Retype only what runs from the first line of the listing to the line holding "return 1 - v / H", both included. Do not retype the pictures.

■ ■ ■ ■

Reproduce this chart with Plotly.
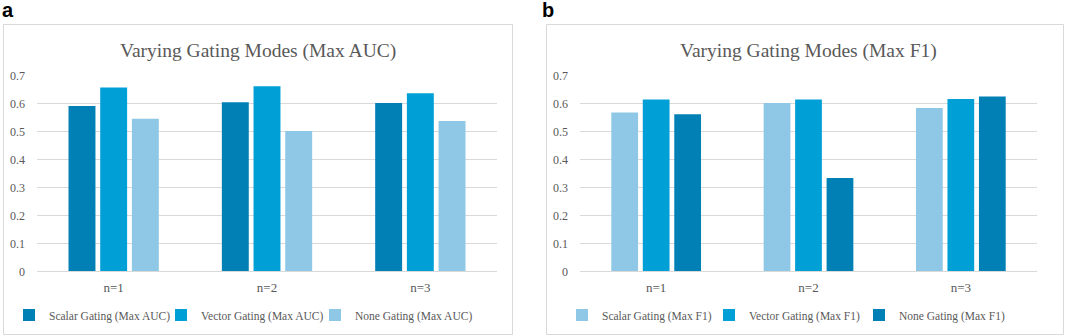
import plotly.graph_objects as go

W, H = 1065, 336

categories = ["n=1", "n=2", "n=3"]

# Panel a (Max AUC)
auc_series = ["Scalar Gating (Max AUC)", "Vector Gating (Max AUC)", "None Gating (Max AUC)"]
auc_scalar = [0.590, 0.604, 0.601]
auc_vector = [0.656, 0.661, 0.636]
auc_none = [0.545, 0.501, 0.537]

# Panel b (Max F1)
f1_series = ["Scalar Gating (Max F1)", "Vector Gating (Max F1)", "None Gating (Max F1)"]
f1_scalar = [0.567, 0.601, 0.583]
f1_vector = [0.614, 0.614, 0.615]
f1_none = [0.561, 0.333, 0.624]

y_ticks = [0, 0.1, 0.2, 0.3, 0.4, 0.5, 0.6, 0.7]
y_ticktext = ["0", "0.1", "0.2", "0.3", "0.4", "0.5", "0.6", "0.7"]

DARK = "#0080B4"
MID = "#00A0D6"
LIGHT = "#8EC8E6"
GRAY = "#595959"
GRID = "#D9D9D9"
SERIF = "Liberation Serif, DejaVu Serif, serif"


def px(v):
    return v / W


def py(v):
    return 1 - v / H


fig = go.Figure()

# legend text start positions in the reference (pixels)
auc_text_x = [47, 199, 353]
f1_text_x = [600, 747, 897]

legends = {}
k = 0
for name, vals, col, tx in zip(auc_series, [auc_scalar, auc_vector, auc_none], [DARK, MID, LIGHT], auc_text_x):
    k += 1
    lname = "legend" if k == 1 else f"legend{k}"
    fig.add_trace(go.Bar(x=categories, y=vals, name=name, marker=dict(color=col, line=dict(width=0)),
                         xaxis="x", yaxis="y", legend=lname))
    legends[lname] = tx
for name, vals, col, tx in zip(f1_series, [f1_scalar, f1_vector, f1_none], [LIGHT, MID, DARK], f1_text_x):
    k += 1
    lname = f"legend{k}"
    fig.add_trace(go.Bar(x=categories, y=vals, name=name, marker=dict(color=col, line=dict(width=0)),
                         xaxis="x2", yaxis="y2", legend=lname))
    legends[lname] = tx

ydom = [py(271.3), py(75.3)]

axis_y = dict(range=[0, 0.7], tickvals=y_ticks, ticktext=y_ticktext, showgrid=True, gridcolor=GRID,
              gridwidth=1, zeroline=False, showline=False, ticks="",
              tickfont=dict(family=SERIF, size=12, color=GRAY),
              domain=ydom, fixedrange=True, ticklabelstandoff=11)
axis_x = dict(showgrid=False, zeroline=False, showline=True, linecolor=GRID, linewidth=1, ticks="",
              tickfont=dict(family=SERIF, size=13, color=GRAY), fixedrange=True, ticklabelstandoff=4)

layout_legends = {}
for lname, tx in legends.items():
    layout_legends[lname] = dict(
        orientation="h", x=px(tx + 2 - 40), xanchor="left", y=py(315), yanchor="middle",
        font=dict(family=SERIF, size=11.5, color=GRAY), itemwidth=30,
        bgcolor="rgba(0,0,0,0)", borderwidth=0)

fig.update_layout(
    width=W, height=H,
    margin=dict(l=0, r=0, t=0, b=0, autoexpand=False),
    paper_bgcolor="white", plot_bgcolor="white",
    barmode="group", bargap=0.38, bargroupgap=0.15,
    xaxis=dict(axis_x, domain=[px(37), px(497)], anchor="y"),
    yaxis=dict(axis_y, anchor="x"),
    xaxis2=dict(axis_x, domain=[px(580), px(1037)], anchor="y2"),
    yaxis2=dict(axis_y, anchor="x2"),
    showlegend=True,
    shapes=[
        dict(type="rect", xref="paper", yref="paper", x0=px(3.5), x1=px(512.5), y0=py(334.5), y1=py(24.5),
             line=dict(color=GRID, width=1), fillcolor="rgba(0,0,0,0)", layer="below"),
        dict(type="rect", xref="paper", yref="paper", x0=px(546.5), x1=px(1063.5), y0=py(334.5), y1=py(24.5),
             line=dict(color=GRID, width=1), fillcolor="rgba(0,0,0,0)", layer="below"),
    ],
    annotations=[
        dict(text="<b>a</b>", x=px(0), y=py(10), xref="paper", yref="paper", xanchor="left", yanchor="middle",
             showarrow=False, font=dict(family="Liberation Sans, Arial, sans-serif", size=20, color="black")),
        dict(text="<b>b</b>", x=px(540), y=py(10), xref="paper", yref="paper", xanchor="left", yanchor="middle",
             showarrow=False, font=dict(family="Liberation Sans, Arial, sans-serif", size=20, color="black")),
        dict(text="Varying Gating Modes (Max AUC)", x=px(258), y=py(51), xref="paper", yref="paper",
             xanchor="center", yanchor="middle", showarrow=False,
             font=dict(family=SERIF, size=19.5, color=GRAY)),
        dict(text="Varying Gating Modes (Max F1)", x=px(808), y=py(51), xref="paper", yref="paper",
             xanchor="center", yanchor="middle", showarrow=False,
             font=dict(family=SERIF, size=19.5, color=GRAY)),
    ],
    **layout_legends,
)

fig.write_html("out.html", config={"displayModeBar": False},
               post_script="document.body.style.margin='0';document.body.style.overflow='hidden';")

■ ■ ■ ■

#### [RESULT FOR THIS EXERCISE]
Reproduce this chart with Plotly.
import plotly.graph_objects as go

W, H = 1065, 336

categories = ["n=1", "n=2", "n=3"]

# Panel a (Max AUC)
auc_series = ["Scalar Gating (Max AUC)", "Vector Gating (Max AUC)", "None Gating (Max AUC)"]
auc_scalar = [0.590, 0.604, 0.601]
auc_vector = [0.656, 0.661, 0.636]
auc_none = [0.545, 0.501, 0.537]

# Panel b (Max F1)
f1_series = ["Scalar Gating (Max F1)", "Vector Gating (Max F1)", "None Gating (Max F1)"]
f1_scalar = [0.567, 0.601, 0.583]
f1_vector = [0.614, 0.614, 0.615]
f1_none = [0.561, 0.333, 0.624]

y_ticks = [0, 0.1, 0.2, 0.3, 0.4, 0.5, 0.6, 0.7]
y_ticktext = ["0", "0.1", "0.2", "0.3", "0.4", "0.5", "0.6", "0.7"]

DARK = "#0080B4"
MID = "#00A0D6"
LIGHT = "#8EC8E6"
GRAY = "#595959"
GRID = "#D9D9D9"
SERIF = "Liberation Serif, DejaVu Serif, serif"


def px(v):
    return v / W


def py(v):
    return 1 - v / H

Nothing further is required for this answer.